# 10 gallon show tank for parents -- Mystery snail, gourami, and maybe bn pleco



## jbrown5217 (Nov 9, 2011)

I am having a couple major issues setting this tank up.

1. My extra 10 gallon cracked, so I had to buy a new one.

2. My filter broke, I need to buy a math textbook so I can't really afford a new filter, currently I have a 3 gallon filter on there to clear the water up which you will see in the picture.

I have also spent more than I wanted to on the tank (I got a nice hood with a t5 light, a 100 watt heater cause of where the tank is located, and a $20 piece of driftwood, plus replacing the cracked tank).

So anyway here it is atm and I hope to convince my parents to either buy my textbook or a new filter.

no hood on and no light on 



with a hood and the light on, it also has a moonlight, but because of the cloudy water I didn't take a picture.



I am boiling the driftwood now, but I want to boil it more tomorrow and after that I will put it in the tank. So I will update with pics tomorrow.


----------



## Summer (Oct 3, 2011)

Good start jon!!


----------



## jbrown5217 (Nov 9, 2011)

I got an aquaclear 30 (my parents said they'd buy my textbook). It has cleared up a bit so the moonlight is easier to see. 



and here is the daytime light. Gary is also in there because he was living in a small bucket until I could get everything all set in the tank and seeing as I had a few setbacks . . . Also going to put the driftwood in tonight as well so that Gary has some hiding spots. He has been having a tough time with the moving and I can tell.


----------



## jbrown5217 (Nov 9, 2011)

Looking at stocking options it seems as though I could do a king tiger or clown pleco, but I am not sure at this point.

Currently it's just Gary (mystery snail) in there. and Once school is done I plan for a dwarf gourami + something else (wanted pleco because it is like a you need to look for me fish). But like I said not to sure on the pleco and very open to other options.


----------



## jbrown5217 (Nov 9, 2011)

Cleared up even more today. The driftwood has been added. You can see the background now as well.


----------



## whitetiger61 (Aug 2, 2011)

is that tank partitioned off or is it just my eyes..if it is what is the purpose of it.

Rick


----------



## jbrown5217 (Nov 9, 2011)

lol nope, I think that you are just getting your first lesson in perspective . I took the pic at a strange angle so it appears as though the tank gets smaller or isn't level. 

Think of how an empty road looks when you drive your car down a straight path.


----------



## majerah1 (Oct 29, 2010)

lol its the reflection i bet.

Looks great jon,coming along nicely.


----------



## jbrown5217 (Nov 9, 2011)

It is a lot clearer now, I will get another picture tomorrow.
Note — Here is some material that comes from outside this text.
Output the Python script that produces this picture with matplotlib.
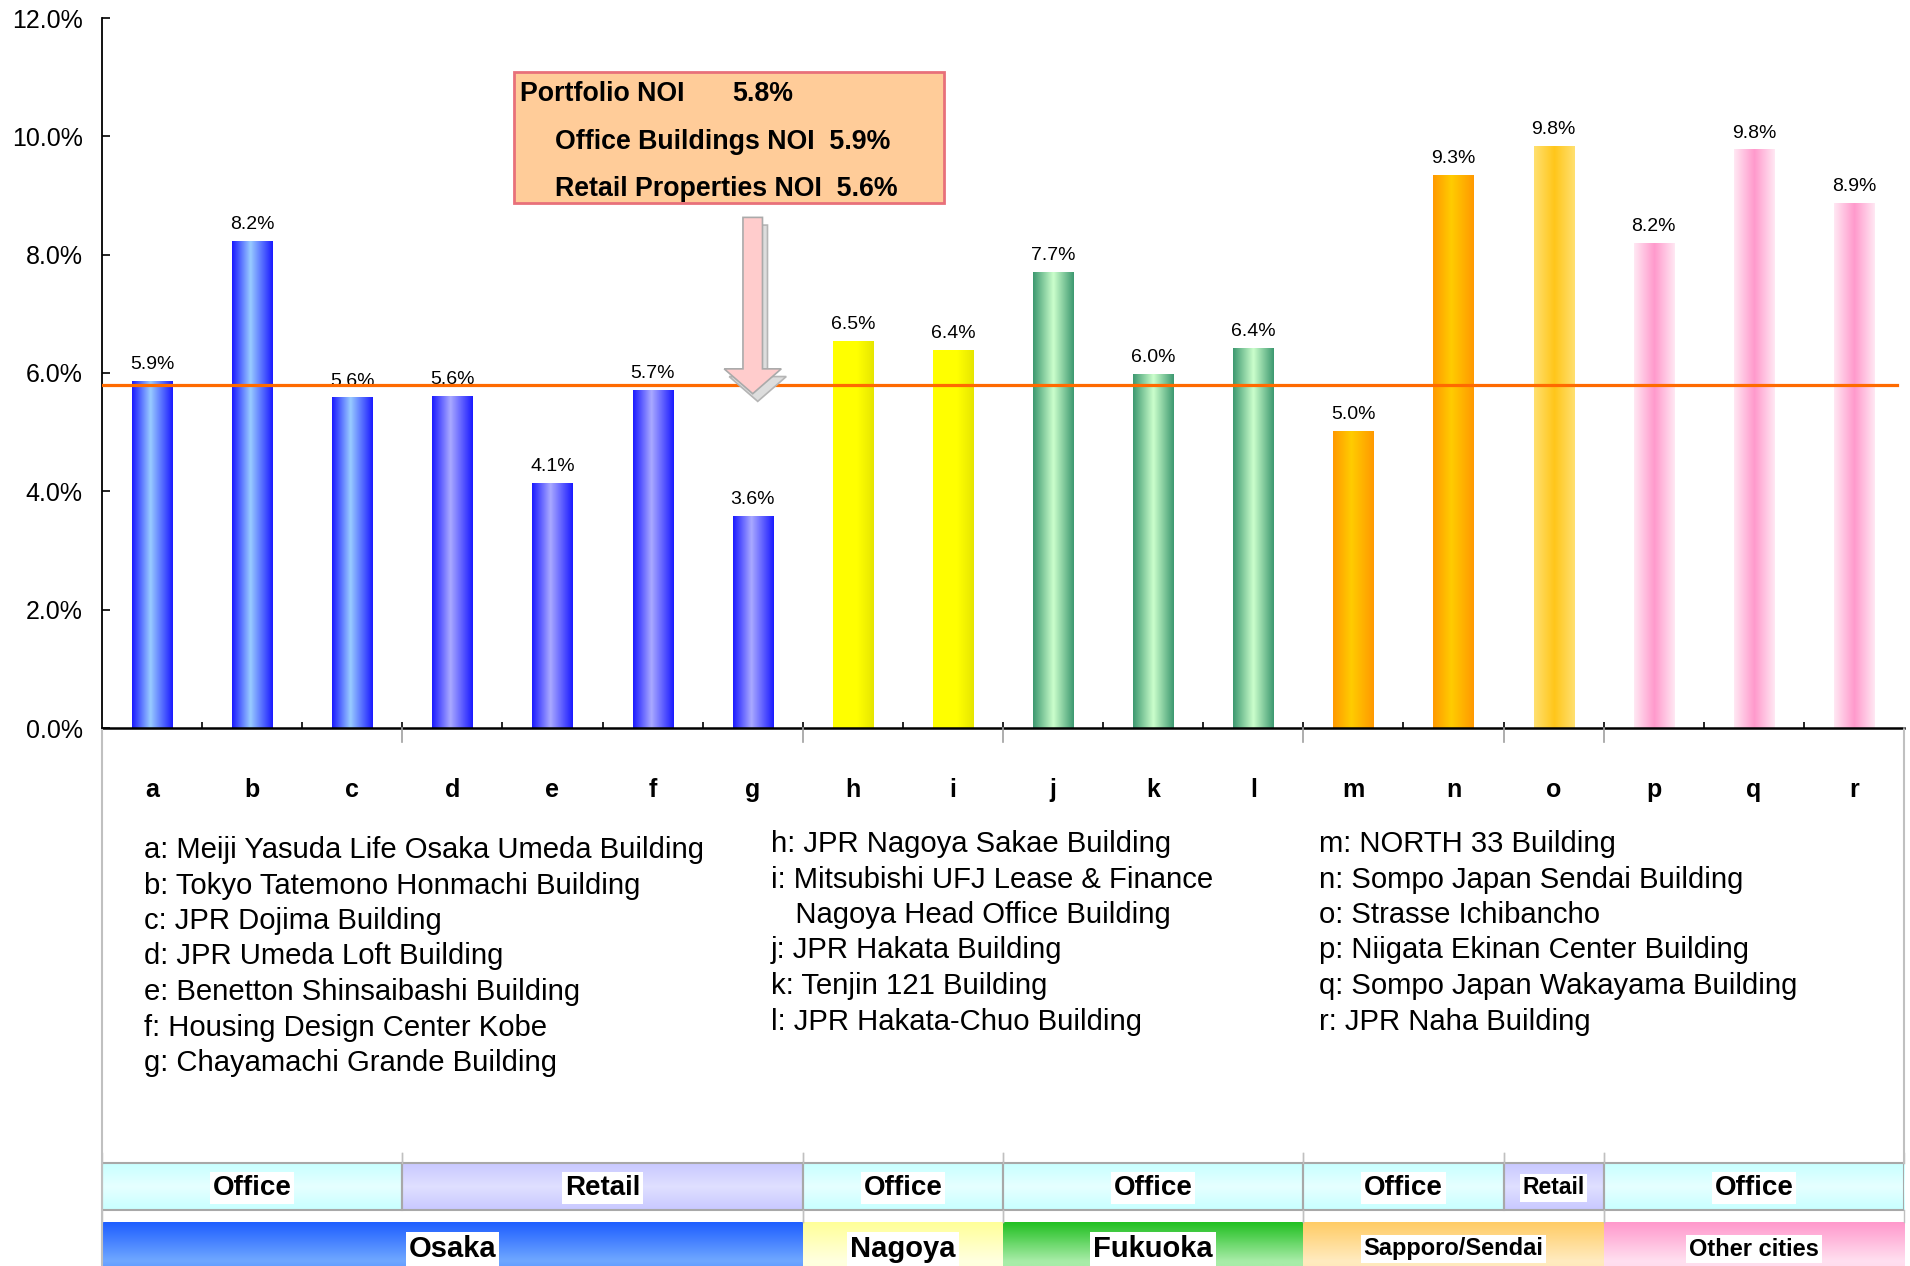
import matplotlib
matplotlib.use('Agg')
import matplotlib.pyplot as plt
import matplotlib.patches as mpatches
from matplotlib.colors import LinearSegmentedColormap
import numpy as np

plt.rcParams['font.family'] = ['Liberation Sans', 'DejaVu Sans']

# --- data ---
letters = list('abcdefghijklmnopqr')
noi_yield = [5.86, 8.23, 5.58, 5.60, 4.14, 5.70, 3.58, 6.54, 6.38, 7.70,
             5.97, 6.42, 5.01, 9.34, 9.83, 8.19, 9.77, 8.87]
bar_style = (['osaka_office'] * 3 + ['osaka_retail'] * 4 + ['nagoya'] * 2 +
             ['fukuoka'] * 3 + ['sendai'] * 2 + ['sendai_retail'] + ['other'] * 3)
portfolio_noi = 5.8
office_noi = 5.9
retail_noi = 5.6

names_col1 = ['a: Meiji Yasuda Life Osaka Umeda Building',
              'b: Tokyo Tatemono Honmachi Building',
              'c: JPR Dojima Building',
              'd: JPR Umeda Loft Building',
              'e: Benetton Shinsaibashi Building',
              'f: Housing Design Center Kobe',
              'g: Chayamachi Grande Building']
names_col2 = ['h: JPR Nagoya Sakae Building',
              'i: Mitsubishi UFJ Lease & Finance',
              '   Nagoya Head Office Building',
              'j: JPR Hakata Building',
              'k: Tenjin 121 Building',
              'l: JPR Hakata-Chuo Building']
names_col3 = ['m: NORTH 33 Building',
              'n: Sompo Japan Sendai Building',
              'o: Strasse Ichibancho',
              'p: Niigata Ekinan Center Building',
              'q: Sompo Japan Wakayama Building',
              'r: JPR Naha Building']

type_groups = [('Office', 0, 3), ('Retail', 3, 7), ('Office', 7, 9), ('Office', 9, 12),
               ('Office', 12, 14), ('Retail', 14, 15), ('Office', 15, 18)]
city_groups = [('Osaka', 0, 7), ('Nagoya', 7, 9), ('Fukuoka', 9, 12),
               ('Sapporo/Sendai', 12, 15), ('Other cities', 15, 18)]

# gradient colours (left edge -> centre -> right edge)
bar_grad = {
    'osaka_office': [(0, '#1a1aff'), (0.45, '#99ccff'), (1, '#1a1aff')],
    'osaka_retail': [(0, '#1a1aff'), (0.45, '#aaaaff'), (1, '#1a1aff')],
    'nagoya': [(0, '#ffff00'), (0.6, '#ffff00'), (1, '#e6e600')],
    'fukuoka': [(0, '#3d9970'), (0.5, '#ccffcc'), (1, '#3d9970')],
    'sendai': [(0, '#ff9900'), (0.45, '#ffcc00'), (1, '#ff9900')],
    'sendai_retail': [(0, '#ffe070'), (0.5, '#ffc61a'), (1, '#ffe070')],
    'other': [(0, '#ffe8f3'), (0.5, '#ff99cc'), (1, '#ffe8f3')],
}
band_grad = {
    'Office': ['#c8ffff', '#e6ffff', '#c8ffff'],
    'Retail': ['#c8c8ff', '#e0e0ff', '#c8c8ff'],
    'Osaka': ['#1f5fff', '#70a8ff', '#1f5fff'],
    'Nagoya': ['#ffff99', '#ffffe0', '#ffffcc'],
    'Fukuoka': ['#22c022', '#a8eca8', '#a8eca8'],
    'Sapporo/Sendai': ['#ffcc66', '#ffebc0', '#ffe0a0'],
    'Other cities': ['#ff99cc', '#ffe0f0', '#ffc8e0'],
}

W, H = 1910, 1266
fig = plt.figure(figsize=(W / 100, H / 100), dpi=100)
ax = fig.add_axes([102 / W, 1 - 728 / H, 1802 / W, 710 / H])
ax2 = fig.add_axes([102 / W, 0, 1802 / W, (H - 728) / H])

x = np.arange(len(letters))
bars = ax.bar(x, noi_yield, width=0.4, color='none', edgecolor='none', zorder=2)
ramp = np.linspace(0, 1, 128)[None, :]
for rect, style in zip(bars, bar_style):
    cmap = LinearSegmentedColormap.from_list(style, bar_grad[style])
    x0, w, h = rect.get_x(), rect.get_width(), rect.get_height()
    ax.imshow(ramp, cmap=cmap, extent=[x0, x0 + w, 0, h], aspect='auto',
              interpolation='bilinear', zorder=2)
    ax.annotate(f'{h:.1f}%', (x0 + w / 2, h), xytext=(0, 6), textcoords='offset points',
                ha='center', va='bottom', fontsize=14)

ax.axhline(portfolio_noi, xmin=0, xmax=0.996, color='#ff6a00', lw=2.3, zorder=3)

ax.set_xlim(-0.5, 17.5)
ax.set_ylim(0, 12)
yt = np.arange(0, 12.1, 2)
ax.set_yticks(yt, [f'{t:.1f}%' for t in yt])
ax.set_xticks(x, letters, fontweight='bold')
ax.set_xticks(np.arange(0.5, 17), minor=True)
ax.tick_params(axis='y', direction='in', length=6, width=1.2, labelsize=18, pad=14)
ax.tick_params(axis='x', which='major', length=0, labelsize=18, pad=36)
ax.tick_params(axis='x', which='minor', direction='in', length=4.5, width=1.2)
for s in ['top', 'right']:
    ax.spines[s].set_visible(False)
ax.spines['left'].set_linewidth(1.3)
ax.spines['bottom'].set_linewidth(1.8)

# NOI summary box
ax.add_patch(mpatches.Rectangle((0.2286, 0.7394), 0.2387, 0.1845, transform=ax.transAxes,
                                facecolor='#ffcc99', edgecolor='#e8707a', lw=2, zorder=5))
kw = dict(transform=ax.transAxes, fontsize=19.3, fontweight='bold', va='center', ha='left', zorder=6)
ax.text(0.232, 0.893, 'Portfolio NOI', **kw)
ax.text(0.3496, 0.893, f'{portfolio_noi:.1f}%', **kw)
ax.text(0.2515, 0.826, f'Office Buildings NOI  {office_noi:.1f}%', **kw)
ax.text(0.2515, 0.759, f'Retail Properties NOI  {retail_noi:.1f}%', **kw)

# arrow pointing at the portfolio line
ax_x = x[6]
shadow = mpatches.FancyArrow(ax_x + 0.05, 8.63 - 0.13, 0, -(8.63 - 5.65), width=0.195,
                             head_width=0.57, head_length=0.42, length_includes_head=True,
                             facecolor='#dddddd', edgecolor='#b5b5b5', lw=1.2, zorder=3.5)
arrow = mpatches.FancyArrow(ax_x, 8.63, 0, -(8.63 - 5.65), width=0.195,
                            head_width=0.57, head_length=0.42, length_includes_head=True,
                            facecolor='#ffcccc', edgecolor='#aaaaaa', lw=1.2, zorder=4)
ax.add_patch(shadow)
ax.add_patch(arrow)

# building names
for col_x, col_y, lines in [(144, 850, names_col1), (771, 844, names_col2), (1319, 844, names_col3)]:
    for i, line in enumerate(lines):
        fig.text(col_x / W, 1 - (col_y + i * 35.5) / H, line, fontsize=21.1, va='center', ha='left')

# bottom bands (y in pixels from top)
vramp = np.linspace(0, 1, 64)[:, None]
row1 = (1163, 1210)
row2 = (1222, 1300)
gray = '#a8a8a8'
for label, s, e in type_groups:
    cmap = LinearSegmentedColormap.from_list(label, band_grad[label])
    ax2.imshow(vramp, cmap=cmap, extent=[s - 0.5, e - 0.5, row1[1], row1[0]], aspect='auto',
               interpolation='bilinear', zorder=1)
    ax2.add_patch(mpatches.Rectangle((s - 0.5, row1[0]), e - s, row1[1] - row1[0],
                                     facecolor='none', edgecolor=gray, lw=1.5, zorder=2))
    ax2.text((s + e) / 2 - 0.5, 1188, label, ha='center', va='center', fontweight='bold',
             fontsize=20 if e - s > 1 else 16.5, zorder=3,
             bbox=dict(facecolor='white', edgecolor='none', pad=2))
    for b in (s, e):
        ax2.plot([b - 0.5, b - 0.5], [1153, row1[0]], color='#c0c0c0', lw=1, clip_on=False)

for label, s, e in city_groups:
    cmap = LinearSegmentedColormap.from_list(label, band_grad[label])
    ax2.imshow(vramp, cmap=cmap, extent=[s - 0.5, e - 0.5, row2[1], row2[0]], aspect='auto',
               interpolation='bilinear', zorder=1)
    ax2.text((s + e) / 2 - 0.5, 1249, label, ha='center', va='center', fontweight='bold',
             fontsize=21 if len(label) <= 7 else 17, zorder=3,
             bbox=dict(facecolor='white', edgecolor='none', pad=2))
    for b in (s, e):
        ax2.plot([b - 0.5, b - 0.5], [row1[1], row2[0]], color='#c0c0c0', lw=1, clip_on=False)

# group boundary marks under the axis and frame lines
for label, s, e in type_groups:
    ax2.plot([e - 0.5, e - 0.5], [728, 742], color='#a0a0a0', lw=1.2, clip_on=False)
ax2.plot([-0.5, -0.5], [730, H], color='#c0c0c0', lw=1.5, clip_on=False)
ax2.plot([17.5, 17.5], [730, row1[0]], color='#c0c0c0', lw=1.5, clip_on=False)

ax2.set_xlim(-0.5, 17.5)
ax2.set_ylim(H, 728)
ax2.axis('off')

fig.savefig('out.png', dpi=100)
Plants should get here on Thursday and I should be planting on Friday! I won't be home on Thursday so I just hope the one extra day won't kill them.


----------



## jbrown5217 (Nov 9, 2011)

Plants came in thanks to Kehy and they are looking healthy. If I planted any of them wrong please tell me. I may try and get some java ferns on saturday if I can possibly wedge some money out of my parents. If I can't eventually some will be in the tank, probably the next time I come home.

Anyway pics below.

Full shot of tank 1.



Full shot of tank 2



Little bit behind driftwood



other side of tank



Tell me whatcha think, gotta wait for it to clear up after stirring the sand a little bit


----------



## jrman83 (Jul 9, 2010)

Looks good, but too close to all of that light. It will be green in no time. I also would not put a Gourami in a 10g tank.


----------



## jbrown5217 (Nov 9, 2011)

I know it is close to a lot of light, but that is where my parents said I could put it, at least Gary will be eating a lot. 

I should clarify a dwarf gourami would be going in the tank not a regular sized one.


----------



## jrman83 (Jul 9, 2010)

When I say green, I mean green water. You will have all the makings of a prime spot for it to occur. I would at least get some type of covering on the glass closest to the tank. I figured it was a Dwarf...just saying I wouldn't do it.


----------



## jbrown5217 (Nov 9, 2011)

That is more up to my parents. I can cover the side of the aquarium where most light will come in, but it isn't my house, So I can't make the decision to cover up that part of the door. My parents have kept tanks in the past in the same spot before with no problem of green water, not saying it won't happen this time, but it hasn't in the past so this is a lets hope it doesn't scenario. Also personally I don't see a huge deal with keeping a dwarf gourami when it will be one of three and maybe only one of two aquatic beings in the tank. Plus I am still deciding on what I am stocking in the tank so until further notice the tank will only include Gary.


----------



## hanky (Jan 18, 2012)

Lookin good so far thats a nice piece of driftwood ya got, I would try to convince your parents that you need a different spot, That direct sunlight will breed all sorts of green. Show them this thread if you need to.


----------



## jbrown5217 (Nov 9, 2011)

Like I said before my parents kept tanks in that spot before with no issue of green water. If there is an issue with green water in the future I will move it.

Anyway, night shot


----------



## ShrimpDiver (Sep 28, 2011)

I love it.


----------